In the early stage, owners prioritize speed and low cost: a simple site with menus, hours, and a contact form—often built on a template or basic CMS. That fits a single-location restaurant with predictable traffic and limited tech needs. The design emphasis is branding and straightforward user experience so guests can find the menu and location quickly.

In growth stage, priorities shift dramatically:

  • Reliability and scale: Your site must handle spikes from press, promotions, or late-night ordering surges without slowing down or failing.
  • Conversion optimization: Booking seats, completing orders, and getting newsletter signups must be tracked and continuously improved to increase conversion rate.
  • Operational integration: Seamless POS, reservation systems, loyalty platforms, and inventory feeds are required to reduce manual work and order errors.
  • Regional discovery: Local SEO and multi-location pages become essential for being found across Central Texas, especially in Austin neighborhoods where competition is fierce.
  • Governance and process: Content workflows, approval queues, and a design system help marketing move fast without breaking the brand.

What breaks first when you outgrow the old setup

There are common failure points where early-stage websites stop working as the restaurant scales.

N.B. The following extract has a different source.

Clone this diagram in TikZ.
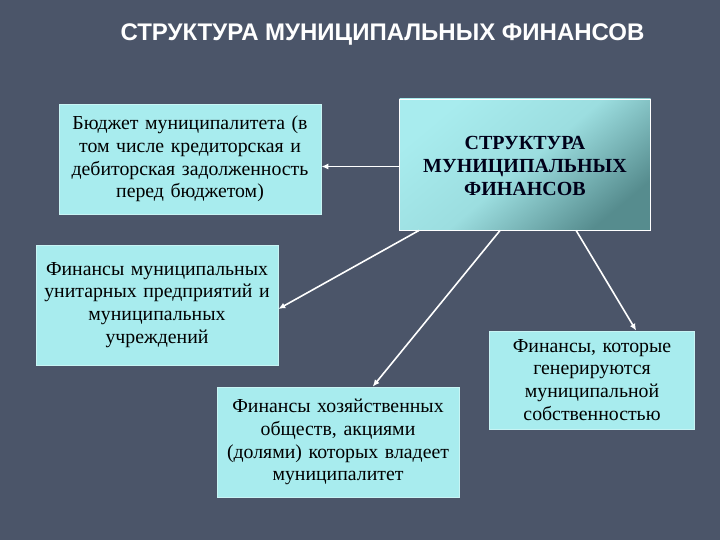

Understanding these helps you prioritize fixes and investments.

  • Process breakdown: Without defined content owners and publishing rules, menus go out of date, hours aren’t updated, and promos get misrepresented. That leads to customer frustration and lost revenue.
  • Website performance: Slow pages, large image assets, and unoptimized ordering flows increase abandonment. Growth typically brings more traffic, and a site that was acceptable at low volume will show poor performance metrics (and hurt conversion rate) under load.
  • Tracking and analytics gaps: Simple Google Analytics on a single thank-you page won’t tell you which promotion drove the busiest Friday night or which menu item increases average check. Without event-level analytics and attribution, marketing spend becomes guesswork.
  • SEO and content issues: As you add locations or expand offerings, duplicate content, inconsistent local signals, and poor URL structures can cause rankings to drop just when you need local visibility most.
  • Integration failures: POS/order/reservation systems may not communicate, leading to double bookings, wrong orders, or manual reconciliation that eats staff time.

How to prepare your website for growth (strategic choices, not DIY steps)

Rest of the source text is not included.